# DIRECTIVE
Extract the lines from the start through the line that holds "var yTicksB = [-0.4, -0.2, 0, 0.2, 0.4, 0.6];", both included, omitting all images.

* start DATA *

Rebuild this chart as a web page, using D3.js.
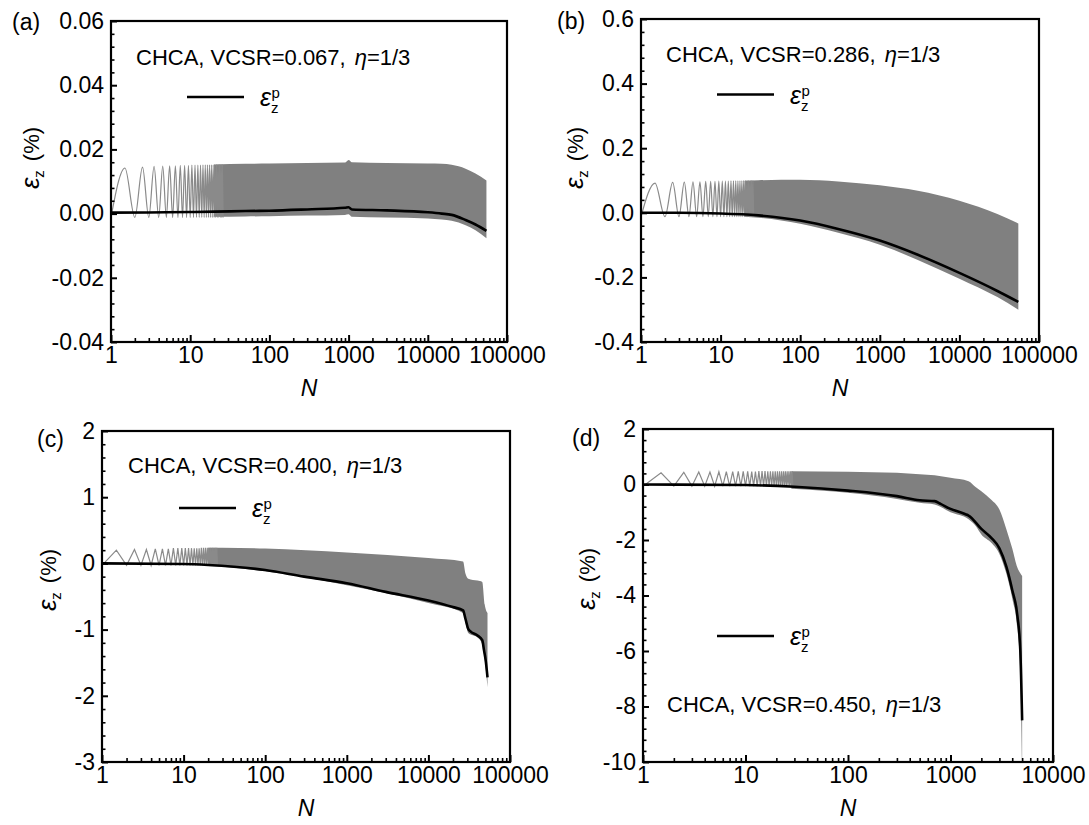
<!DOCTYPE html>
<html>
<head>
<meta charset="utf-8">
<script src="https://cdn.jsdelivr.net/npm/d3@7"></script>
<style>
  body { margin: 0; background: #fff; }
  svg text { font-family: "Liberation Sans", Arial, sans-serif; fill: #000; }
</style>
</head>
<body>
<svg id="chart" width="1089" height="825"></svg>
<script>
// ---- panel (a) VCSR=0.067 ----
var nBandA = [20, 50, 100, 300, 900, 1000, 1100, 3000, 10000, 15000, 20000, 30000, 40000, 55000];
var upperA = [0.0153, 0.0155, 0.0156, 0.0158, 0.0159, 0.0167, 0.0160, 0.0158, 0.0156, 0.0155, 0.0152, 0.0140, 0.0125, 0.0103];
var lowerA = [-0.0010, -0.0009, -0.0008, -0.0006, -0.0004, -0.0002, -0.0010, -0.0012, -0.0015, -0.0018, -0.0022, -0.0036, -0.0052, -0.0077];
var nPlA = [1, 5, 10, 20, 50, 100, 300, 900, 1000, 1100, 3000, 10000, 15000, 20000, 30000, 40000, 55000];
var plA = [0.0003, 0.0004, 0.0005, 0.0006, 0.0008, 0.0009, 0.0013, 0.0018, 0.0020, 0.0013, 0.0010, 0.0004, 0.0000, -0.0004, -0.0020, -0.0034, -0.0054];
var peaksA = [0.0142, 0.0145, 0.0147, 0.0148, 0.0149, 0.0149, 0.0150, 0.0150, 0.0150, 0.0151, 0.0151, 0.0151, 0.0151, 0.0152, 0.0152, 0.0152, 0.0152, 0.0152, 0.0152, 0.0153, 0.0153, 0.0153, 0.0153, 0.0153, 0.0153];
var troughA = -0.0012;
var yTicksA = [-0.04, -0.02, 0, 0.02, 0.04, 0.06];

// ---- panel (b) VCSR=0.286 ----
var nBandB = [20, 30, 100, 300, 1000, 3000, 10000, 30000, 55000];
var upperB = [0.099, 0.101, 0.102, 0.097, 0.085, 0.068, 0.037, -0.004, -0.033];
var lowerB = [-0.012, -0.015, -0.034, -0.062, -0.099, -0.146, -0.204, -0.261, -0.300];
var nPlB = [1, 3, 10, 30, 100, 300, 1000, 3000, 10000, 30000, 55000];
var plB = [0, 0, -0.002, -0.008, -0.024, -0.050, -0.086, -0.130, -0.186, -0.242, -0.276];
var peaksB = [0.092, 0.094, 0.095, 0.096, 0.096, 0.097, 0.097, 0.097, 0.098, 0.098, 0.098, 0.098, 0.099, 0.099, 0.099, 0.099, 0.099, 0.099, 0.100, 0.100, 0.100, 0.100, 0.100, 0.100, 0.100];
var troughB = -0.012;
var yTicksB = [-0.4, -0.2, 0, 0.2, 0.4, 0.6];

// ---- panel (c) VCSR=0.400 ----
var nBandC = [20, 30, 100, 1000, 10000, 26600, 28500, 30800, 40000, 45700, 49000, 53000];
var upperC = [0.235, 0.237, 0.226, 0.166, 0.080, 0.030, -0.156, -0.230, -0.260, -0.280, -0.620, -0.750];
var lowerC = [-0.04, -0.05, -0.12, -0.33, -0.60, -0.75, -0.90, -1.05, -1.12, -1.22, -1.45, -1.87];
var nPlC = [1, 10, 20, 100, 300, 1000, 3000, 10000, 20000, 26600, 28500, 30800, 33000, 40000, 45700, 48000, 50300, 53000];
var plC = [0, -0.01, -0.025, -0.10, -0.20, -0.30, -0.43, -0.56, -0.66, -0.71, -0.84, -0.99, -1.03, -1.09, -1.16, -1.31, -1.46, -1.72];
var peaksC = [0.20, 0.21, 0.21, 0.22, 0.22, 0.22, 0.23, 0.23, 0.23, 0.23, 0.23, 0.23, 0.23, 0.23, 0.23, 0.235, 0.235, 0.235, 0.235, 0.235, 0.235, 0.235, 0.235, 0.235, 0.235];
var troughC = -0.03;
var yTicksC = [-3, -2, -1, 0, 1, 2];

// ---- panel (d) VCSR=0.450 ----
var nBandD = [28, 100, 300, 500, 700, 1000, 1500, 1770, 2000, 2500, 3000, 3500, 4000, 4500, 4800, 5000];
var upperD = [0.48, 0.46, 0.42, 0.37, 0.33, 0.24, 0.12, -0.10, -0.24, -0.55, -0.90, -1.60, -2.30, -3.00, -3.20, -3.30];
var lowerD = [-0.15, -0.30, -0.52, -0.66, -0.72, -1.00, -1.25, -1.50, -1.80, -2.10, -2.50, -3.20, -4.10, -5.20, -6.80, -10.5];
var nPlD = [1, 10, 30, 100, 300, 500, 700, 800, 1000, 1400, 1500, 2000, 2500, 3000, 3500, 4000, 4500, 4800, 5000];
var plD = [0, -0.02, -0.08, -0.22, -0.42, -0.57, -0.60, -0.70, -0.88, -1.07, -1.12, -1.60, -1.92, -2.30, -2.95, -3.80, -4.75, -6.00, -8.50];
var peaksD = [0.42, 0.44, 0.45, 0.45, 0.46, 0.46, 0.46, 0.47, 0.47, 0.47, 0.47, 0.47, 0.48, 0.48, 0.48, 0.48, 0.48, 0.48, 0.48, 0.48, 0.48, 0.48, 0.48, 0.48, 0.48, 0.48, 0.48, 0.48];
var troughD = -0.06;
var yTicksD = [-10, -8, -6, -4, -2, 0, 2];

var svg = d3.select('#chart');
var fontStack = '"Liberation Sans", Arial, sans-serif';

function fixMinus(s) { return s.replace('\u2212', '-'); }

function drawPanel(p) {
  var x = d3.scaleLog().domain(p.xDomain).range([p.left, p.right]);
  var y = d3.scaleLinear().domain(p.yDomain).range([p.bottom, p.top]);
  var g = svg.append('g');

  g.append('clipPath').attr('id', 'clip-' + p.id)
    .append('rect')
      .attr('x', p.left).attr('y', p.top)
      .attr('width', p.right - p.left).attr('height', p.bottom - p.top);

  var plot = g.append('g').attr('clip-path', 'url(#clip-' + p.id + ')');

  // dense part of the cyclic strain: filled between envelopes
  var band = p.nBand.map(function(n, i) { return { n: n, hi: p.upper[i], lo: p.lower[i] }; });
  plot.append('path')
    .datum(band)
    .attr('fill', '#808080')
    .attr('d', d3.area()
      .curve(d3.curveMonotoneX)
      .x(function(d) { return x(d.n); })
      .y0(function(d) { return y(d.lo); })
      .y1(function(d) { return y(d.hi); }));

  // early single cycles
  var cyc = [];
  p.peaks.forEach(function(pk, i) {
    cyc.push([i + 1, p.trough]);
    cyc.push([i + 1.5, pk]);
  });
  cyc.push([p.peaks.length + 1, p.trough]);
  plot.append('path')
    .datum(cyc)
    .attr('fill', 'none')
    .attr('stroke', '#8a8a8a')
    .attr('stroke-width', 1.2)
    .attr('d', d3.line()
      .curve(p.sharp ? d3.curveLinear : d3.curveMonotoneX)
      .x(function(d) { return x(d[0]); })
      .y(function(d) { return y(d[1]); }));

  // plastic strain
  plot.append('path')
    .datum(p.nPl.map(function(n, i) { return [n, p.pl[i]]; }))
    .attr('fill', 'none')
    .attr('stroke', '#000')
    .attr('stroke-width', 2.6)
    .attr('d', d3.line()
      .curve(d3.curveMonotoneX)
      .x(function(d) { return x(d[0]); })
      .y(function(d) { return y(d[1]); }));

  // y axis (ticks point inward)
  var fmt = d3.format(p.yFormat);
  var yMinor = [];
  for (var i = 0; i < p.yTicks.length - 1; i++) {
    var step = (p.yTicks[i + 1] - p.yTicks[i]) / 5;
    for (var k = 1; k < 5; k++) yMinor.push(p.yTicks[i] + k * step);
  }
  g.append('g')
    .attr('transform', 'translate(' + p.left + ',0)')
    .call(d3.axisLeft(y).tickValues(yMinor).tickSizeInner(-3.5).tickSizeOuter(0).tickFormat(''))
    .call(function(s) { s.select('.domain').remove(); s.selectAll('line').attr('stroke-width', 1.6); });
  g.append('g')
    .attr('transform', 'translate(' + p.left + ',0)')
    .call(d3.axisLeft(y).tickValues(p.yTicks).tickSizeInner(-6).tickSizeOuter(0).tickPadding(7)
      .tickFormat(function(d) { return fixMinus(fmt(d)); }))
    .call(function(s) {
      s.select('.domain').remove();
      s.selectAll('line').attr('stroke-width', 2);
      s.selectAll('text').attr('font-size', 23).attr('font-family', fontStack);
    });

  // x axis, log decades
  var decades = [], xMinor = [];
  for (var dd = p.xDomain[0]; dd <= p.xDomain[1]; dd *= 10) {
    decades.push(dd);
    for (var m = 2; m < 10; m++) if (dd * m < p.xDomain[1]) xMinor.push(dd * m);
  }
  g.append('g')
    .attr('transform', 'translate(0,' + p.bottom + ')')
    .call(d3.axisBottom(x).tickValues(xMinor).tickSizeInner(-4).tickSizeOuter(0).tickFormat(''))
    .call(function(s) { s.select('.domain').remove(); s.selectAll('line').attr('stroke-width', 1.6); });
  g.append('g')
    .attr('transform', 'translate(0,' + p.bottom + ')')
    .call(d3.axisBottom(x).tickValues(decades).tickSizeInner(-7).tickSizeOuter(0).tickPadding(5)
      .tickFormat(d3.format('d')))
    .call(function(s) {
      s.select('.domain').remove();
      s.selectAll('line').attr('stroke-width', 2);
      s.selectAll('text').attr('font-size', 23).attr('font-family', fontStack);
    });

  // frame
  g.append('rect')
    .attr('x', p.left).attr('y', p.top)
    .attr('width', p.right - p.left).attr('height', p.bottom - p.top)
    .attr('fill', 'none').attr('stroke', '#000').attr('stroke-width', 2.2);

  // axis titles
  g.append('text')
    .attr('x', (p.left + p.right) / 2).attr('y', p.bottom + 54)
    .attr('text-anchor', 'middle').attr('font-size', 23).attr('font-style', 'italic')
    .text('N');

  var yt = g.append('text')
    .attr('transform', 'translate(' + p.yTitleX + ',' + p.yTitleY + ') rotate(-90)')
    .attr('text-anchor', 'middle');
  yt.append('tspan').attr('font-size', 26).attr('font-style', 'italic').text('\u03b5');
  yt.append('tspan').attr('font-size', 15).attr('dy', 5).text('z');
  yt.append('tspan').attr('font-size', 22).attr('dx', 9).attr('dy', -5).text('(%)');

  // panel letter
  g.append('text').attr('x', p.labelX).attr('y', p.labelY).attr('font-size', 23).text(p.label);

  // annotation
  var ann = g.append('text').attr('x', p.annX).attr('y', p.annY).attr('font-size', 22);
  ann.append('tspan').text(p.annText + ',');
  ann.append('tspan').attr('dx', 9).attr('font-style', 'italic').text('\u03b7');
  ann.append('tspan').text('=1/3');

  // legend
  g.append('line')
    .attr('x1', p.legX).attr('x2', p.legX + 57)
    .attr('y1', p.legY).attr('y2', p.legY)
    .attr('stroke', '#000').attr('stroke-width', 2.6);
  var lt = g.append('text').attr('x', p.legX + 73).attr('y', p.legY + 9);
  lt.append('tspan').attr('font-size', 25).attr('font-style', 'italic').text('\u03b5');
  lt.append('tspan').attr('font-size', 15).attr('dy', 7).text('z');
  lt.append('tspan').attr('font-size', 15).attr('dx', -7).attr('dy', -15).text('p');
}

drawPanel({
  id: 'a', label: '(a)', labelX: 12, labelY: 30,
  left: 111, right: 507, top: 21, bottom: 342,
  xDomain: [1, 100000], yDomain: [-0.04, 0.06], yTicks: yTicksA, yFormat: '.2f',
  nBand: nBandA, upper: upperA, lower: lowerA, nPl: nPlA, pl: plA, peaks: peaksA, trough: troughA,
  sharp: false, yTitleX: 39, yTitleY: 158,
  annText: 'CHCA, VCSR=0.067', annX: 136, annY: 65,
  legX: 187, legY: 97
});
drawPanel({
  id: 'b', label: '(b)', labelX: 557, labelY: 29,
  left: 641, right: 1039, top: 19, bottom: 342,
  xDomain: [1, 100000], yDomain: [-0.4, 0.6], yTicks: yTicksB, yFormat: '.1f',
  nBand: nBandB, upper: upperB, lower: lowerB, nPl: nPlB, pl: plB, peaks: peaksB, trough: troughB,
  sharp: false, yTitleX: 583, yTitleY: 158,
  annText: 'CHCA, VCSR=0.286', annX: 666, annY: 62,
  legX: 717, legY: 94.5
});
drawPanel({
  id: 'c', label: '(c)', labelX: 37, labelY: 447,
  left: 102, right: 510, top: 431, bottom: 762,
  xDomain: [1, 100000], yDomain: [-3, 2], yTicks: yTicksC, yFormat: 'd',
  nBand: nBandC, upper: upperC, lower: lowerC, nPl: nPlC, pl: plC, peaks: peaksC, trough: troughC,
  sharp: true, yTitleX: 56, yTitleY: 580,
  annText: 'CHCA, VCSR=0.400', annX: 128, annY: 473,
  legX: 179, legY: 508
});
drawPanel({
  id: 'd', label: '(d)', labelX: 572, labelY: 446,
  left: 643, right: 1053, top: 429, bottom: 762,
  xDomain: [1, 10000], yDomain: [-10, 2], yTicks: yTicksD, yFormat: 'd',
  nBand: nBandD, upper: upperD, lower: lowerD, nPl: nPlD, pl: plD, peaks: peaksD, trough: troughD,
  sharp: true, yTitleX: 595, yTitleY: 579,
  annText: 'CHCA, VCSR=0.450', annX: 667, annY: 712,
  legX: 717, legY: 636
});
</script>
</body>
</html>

* end DATA *

# RESULT FOR THIS TASK
Rebuild this chart as a web page, using D3.js.
<!DOCTYPE html>
<html>
<head>
<meta charset="utf-8">
<script src="https://cdn.jsdelivr.net/npm/d3@7"></script>
<style>
  body { margin: 0; background: #fff; }
  svg text { font-family: "Liberation Sans", Arial, sans-serif; fill: #000; }
</style>
</head>
<body>
<svg id="chart" width="1089" height="825"></svg>
<script>
// ---- panel (a) VCSR=0.067 ----
var nBandA = [20, 50, 100, 300, 900, 1000, 1100, 3000, 10000, 15000, 20000, 30000, 40000, 55000];
var upperA = [0.0153, 0.0155, 0.0156, 0.0158, 0.0159, 0.0167, 0.0160, 0.0158, 0.0156, 0.0155, 0.0152, 0.0140, 0.0125, 0.0103];
var lowerA = [-0.0010, -0.0009, -0.0008, -0.0006, -0.0004, -0.0002, -0.0010, -0.0012, -0.0015, -0.0018, -0.0022, -0.0036, -0.0052, -0.0077];
var nPlA = [1, 5, 10, 20, 50, 100, 300, 900, 1000, 1100, 3000, 10000, 15000, 20000, 30000, 40000, 55000];
var plA = [0.0003, 0.0004, 0.0005, 0.0006, 0.0008, 0.0009, 0.0013, 0.0018, 0.0020, 0.0013, 0.0010, 0.0004, 0.0000, -0.0004, -0.0020, -0.0034, -0.0054];
var peaksA = [0.0142, 0.0145, 0.0147, 0.0148, 0.0149, 0.0149, 0.0150, 0.0150, 0.0150, 0.0151, 0.0151, 0.0151, 0.0151, 0.0152, 0.0152, 0.0152, 0.0152, 0.0152, 0.0152, 0.0153, 0.0153, 0.0153, 0.0153, 0.0153, 0.0153];
var troughA = -0.0012;
var yTicksA = [-0.04, -0.02, 0, 0.02, 0.04, 0.06];

// ---- panel (b) VCSR=0.286 ----
var nBandB = [20, 30, 100, 300, 1000, 3000, 10000, 30000, 55000];
var upperB = [0.099, 0.101, 0.102, 0.097, 0.085, 0.068, 0.037, -0.004, -0.033];
var lowerB = [-0.012, -0.015, -0.034, -0.062, -0.099, -0.146, -0.204, -0.261, -0.300];
var nPlB = [1, 3, 10, 30, 100, 300, 1000, 3000, 10000, 30000, 55000];
var plB = [0, 0, -0.002, -0.008, -0.024, -0.050, -0.086, -0.130, -0.186, -0.242, -0.276];
var peaksB = [0.092, 0.094, 0.095, 0.096, 0.096, 0.097, 0.097, 0.097, 0.098, 0.098, 0.098, 0.098, 0.099, 0.099, 0.099, 0.099, 0.099, 0.099, 0.100, 0.100, 0.100, 0.100, 0.100, 0.100, 0.100];
var troughB = -0.012;
var yTicksB = [-0.4, -0.2, 0, 0.2, 0.4, 0.6];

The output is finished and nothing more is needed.